それでは、ヘブル書の著者の視点はどうでしょうか。ここでは個人の倫理的な問題を「罪」と呼んでいるのでしょうか、それとも神様の計画、キリストの福音の前進についての問題を「罪」と呼んでいるのでしょうか。文脈から考えると、後者に重きが置かれていることが分かります。つまり、それがキリストの福音と違うことを知りながら、間違った福音を教え続け、23~25節に記されている「希望を告白すること」「勧め合い、励まし合うこと」「集まること」と否定するような人々を問題としているのです。つまり、ヘブル書の著者はマクロ的な観点から話しているということです。

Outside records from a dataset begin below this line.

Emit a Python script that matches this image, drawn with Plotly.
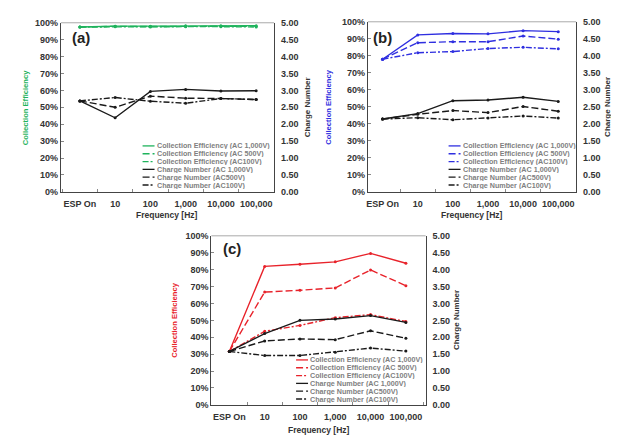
import plotly.graph_objects as go

freq_labels = ["ESP On", "10", "100", "1,000", "10,000", "100,000"]

# Panel (a)
ce_a_1000 = [0.975, 0.980, 0.980, 0.982, 0.983, 0.983]
ce_a_500 = [0.975, 0.979, 0.978, 0.980, 0.980, 0.980]
ce_a_100 = [0.975, 0.977, 0.975, 0.977, 0.977, 0.975]
cn_a_1000 = [2.69, 2.19, 2.97, 3.03, 2.98, 2.99]
cn_a_500 = [2.69, 2.50, 2.83, 2.77, 2.76, 2.73]
cn_a_100 = [2.69, 2.79, 2.68, 2.62, 2.76, 2.73]

# Panel (b)
ce_b_1000 = [0.780, 0.923, 0.931, 0.929, 0.948, 0.942]
ce_b_500 = [0.780, 0.877, 0.883, 0.883, 0.916, 0.898]
ce_b_100 = [0.780, 0.818, 0.825, 0.843, 0.850, 0.841]
cn_b_1000 = [2.14, 2.30, 2.68, 2.70, 2.78, 2.66]
cn_b_500 = [2.14, 2.28, 2.39, 2.33, 2.51, 2.37]
cn_b_100 = [2.14, 2.18, 2.12, 2.17, 2.23, 2.17]

# Panel (c)
ce_c_1000 = [0.316, 0.819, 0.832, 0.846, 0.896, 0.838]
ce_c_500 = [0.316, 0.667, 0.678, 0.692, 0.798, 0.705]
ce_c_100 = [0.316, 0.435, 0.470, 0.516, 0.534, 0.493]
cn_c_1000 = [1.58, 2.11, 2.50, 2.54, 2.64, 2.44]
cn_c_500 = [1.58, 1.89, 1.95, 1.93, 2.19, 1.97]
cn_c_100 = [1.58, 1.46, 1.46, 1.56, 1.68, 1.59]

legend_names = [
    "Collection Efficiency (AC 1,000V)",
    "Collection Efficiency (AC 500V)",
    "Collection Efficiency (AC100V)",
    "Charge Number (AC 1,000V)",
    "Charge Number (AC500V)",
    "Charge Number (AC100V)",
]

W, H = 619, 440
def px(x): return x / W
def py(y): return 1 - y / H

GREEN = "#1fb35c"
BLUE = "#2f2fe0"
RED = "#e8232b"
BLACK = "#1a1a1a"
DASHES = ["solid", "7px,3px", "6px,2px,2px,2px"]
FONT = "Liberation Sans, Arial, sans-serif"

panels = [
    dict(tag="(a)", color=GREEN, ce=[ce_a_1000, ce_a_500, ce_a_100], cn=[cn_a_1000, cn_a_500, cn_a_100],
         box=(51, 265, 10, 183), xr=[-0.54, 5.51], lt=15, rt=298, legx=133, legy0=136, legdy=8,
         tlx=60, tly=25, xtl=207),
    dict(tag="(b)", color=BLUE, ce=[ce_b_1000, ce_b_500, ce_b_100], cn=[cn_b_1000, cn_b_500, cn_b_100],
         box=(359, 568, 9, 183), xr=[-0.42, 5.51], lt=320, rt=600, legx=440, legy0=136, legdy=8,
         tlx=362, tly=25, xtl=207),
    dict(tag="(c)", color=RED, ce=[ce_c_1000, ce_c_500, ce_c_100], cn=[cn_c_1000, cn_c_500, cn_c_100],
         box=(202, 417, 228, 401), xr=[-0.51, 5.56], lt=165, rt=448, legx=287, legy0=355, legdy=8,
         tlx=212, tly=241, xtl=427),
]

fig = go.Figure()
layout = dict(width=W, height=H, margin=dict(l=0, r=0, t=0, b=0), showlegend=False,
              paper_bgcolor="white", plot_bgcolor="white",
              font=dict(family=FONT, size=9, color="#333333"))
annotations = []
shapes = []

for i, p in enumerate(panels):
    n = i + 1
    xa = "x" if n == 1 else f"x{n}"
    ya_l = f"y{2*n-1}" if n > 1 else "y"
    ya_r = f"y{2*n}"
    x0, x1, y0, y1 = p["box"]
    for k in range(3):
        fig.add_trace(go.Scatter(x=freq_labels, y=p["ce"][k], xaxis=xa, yaxis=ya_l, mode="lines+markers",
                                 line=dict(color=p["color"], width=1.4, dash=DASHES[k]),
                                 marker=dict(size=3, color=p["color"]), name=legend_names[k]))
    for k in range(3):
        fig.add_trace(go.Scatter(x=freq_labels, y=p["cn"][k], xaxis=xa, yaxis=ya_r, mode="lines+markers",
                                 line=dict(color=BLACK, width=1.4, dash=DASHES[k]),
                                 marker=dict(size=3, color=BLACK), name=legend_names[3 + k]))
    xkey = "xaxis" if n == 1 else f"xaxis{n}"
    ylkey = "yaxis" if n == 1 else f"yaxis{2*n-1}"
    yrkey = f"yaxis{2*n}"
    layout[xkey] = dict(domain=[px(x0), px(x1)], anchor=ya_l, type="category", range=p["xr"],
                        showline=True, linecolor="#444444", linewidth=1.2, showgrid=False,
                        ticks="inside", ticklen=3, tickcolor="#888888", tickson="boundaries",
                        tickangle=0, ticklabelstandoff=3,
                        tickfont=dict(size=9, color="#333333", family=FONT, weight="bold"))
    layout[ylkey] = dict(domain=[py(y1), py(y0)], anchor=xa, range=[0, 1], dtick=0.1, tickformat=".0%",
                         showline=True, linecolor="#444444", linewidth=1.2, showgrid=False, zeroline=False,
                         ticks="inside", ticklen=3, tickcolor="#888888",
                         tickfont=dict(size=9, color="#333333", family=FONT, weight="bold"))
    layout[yrkey] = dict(overlaying=ya_l, side="right", anchor=xa, range=[0, 5], dtick=0.5, tickformat=".2f",
                         showline=True, linecolor="#444444", linewidth=1.2, showgrid=False, zeroline=False,
                         ticks="", ticklabelstandoff=4,
                         tickfont=dict(size=9, color="#333333", family=FONT, weight="bold"))
    shapes.append(dict(type="line", xref=f"{xa} domain", yref=f"{ya_l} domain", x0=0, x1=1, y0=1, y1=1,
                       line=dict(color="#aaaaaa", width=1)))
    annotations.append(dict(text=p["tag"], x=px(p["tlx"]), y=py(p["tly"]), xref="paper", yref="paper",
                            xanchor="left", yanchor="middle", showarrow=False,
                            font=dict(size=15, color="#222222", family=FONT, weight="bold")))
    annotations.append(dict(text="Collection Efficiency", x=px(p["lt"]), y=py((y0 + y1) / 2), xref="paper",
                            yref="paper", textangle=-90, showarrow=False, xanchor="center", yanchor="middle",
                            font=dict(size=7.6, color=p["color"], family=FONT, weight="bold")))
    annotations.append(dict(text="Charge Number", x=px(p["rt"]), y=py((y0 + y1) / 2), xref="paper",
                            yref="paper", textangle=-90, showarrow=False, xanchor="center", yanchor="middle",
                            font=dict(size=8, color="#333333", family=FONT, weight="bold")))
    annotations.append(dict(text="Frequency [Hz]", x=px((x0 + x1) / 2), y=py(p["xtl"]), xref="paper",
                            yref="paper", showarrow=False, xanchor="center", yanchor="middle",
                            font=dict(size=8.5, color="#333333", family=FONT, weight="bold")))
    for k in range(6):
        yy = py(p["legy0"] + k * p["legdy"])
        col = p["color"] if k < 3 else BLACK
        shapes.append(dict(type="line", xref="paper", yref="paper", x0=px(p["legx"]), x1=px(p["legx"] + 12),
                           y0=yy, y1=yy, line=dict(color=col, width=1.3, dash=DASHES[k % 3])))
        annotations.append(dict(text=legend_names[k], x=px(p["legx"] + 13), y=yy, xref="paper", yref="paper",
                                xanchor="left", yanchor="middle", showarrow=False, height=7,
                                borderpad=0, valign="middle",
                                font=dict(size=7.2, color="#808080", family=FONT, weight="bold")))

layout["annotations"] = annotations
layout["shapes"] = shapes
fig.update_layout(**layout)
fig.write_html("out.html")
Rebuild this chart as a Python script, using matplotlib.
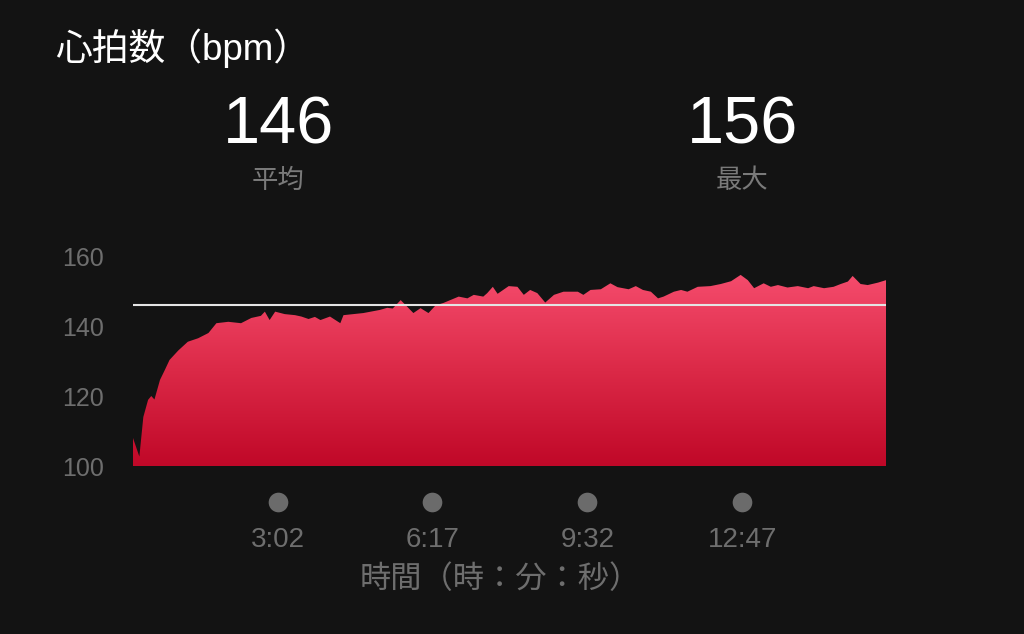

一方、これらの個所を「ミクロ」の観点でとらえてしまうと26節の「もし私たちが、真理の知識を受けて後、ことさらに罪を犯し続けるならば、罪のためのいけにえは、もはや残されていません。」という箇所は、とてつもなく恐ろしいメッセージとなります。なぜなら、私たちクリスチャンは、イエス様を信じる決心をした後も、罪を犯し続けるからです。他人から見れば完璧なように見える人でも、その心の中では、疑い、怒り、妬み、情欲、自己中心などの罪が常に存在しているはずです。そのような罪から完全に開放されている人間は、肉体をもって地上に遣わされたイエス様以外にはいないのです。だとすると、クリスチャン誰一人として、救いを達成することができなくなってしまうことになります。もし、自分の力で罪を克服できるのであれば、イエス様の贖いが不必要であったということにもなります。
もちろん、罪を犯さない者として成長していくことは神様の御心であり、ミクロ的な視点は大変重要なものです。しかし、私の個人的な経験からすると、マクロ的な視点が教えられていないクリスチャンがあまりにも多いのです。別の言い方をすると、「自分の信仰」のことで頭がいっぱいになっている、もっと言えばご利益宗教的な信仰に陥ってしまっているクリスチャンがあまりにも多いのです。
ですから、私たちは「ミクロ」と「マクロ」の両方の視点を意識することが大切なのです。これを念頭に置きながら聖書を読むと、目からウロコが取れたように、聖書がよく理解できるようになると思います。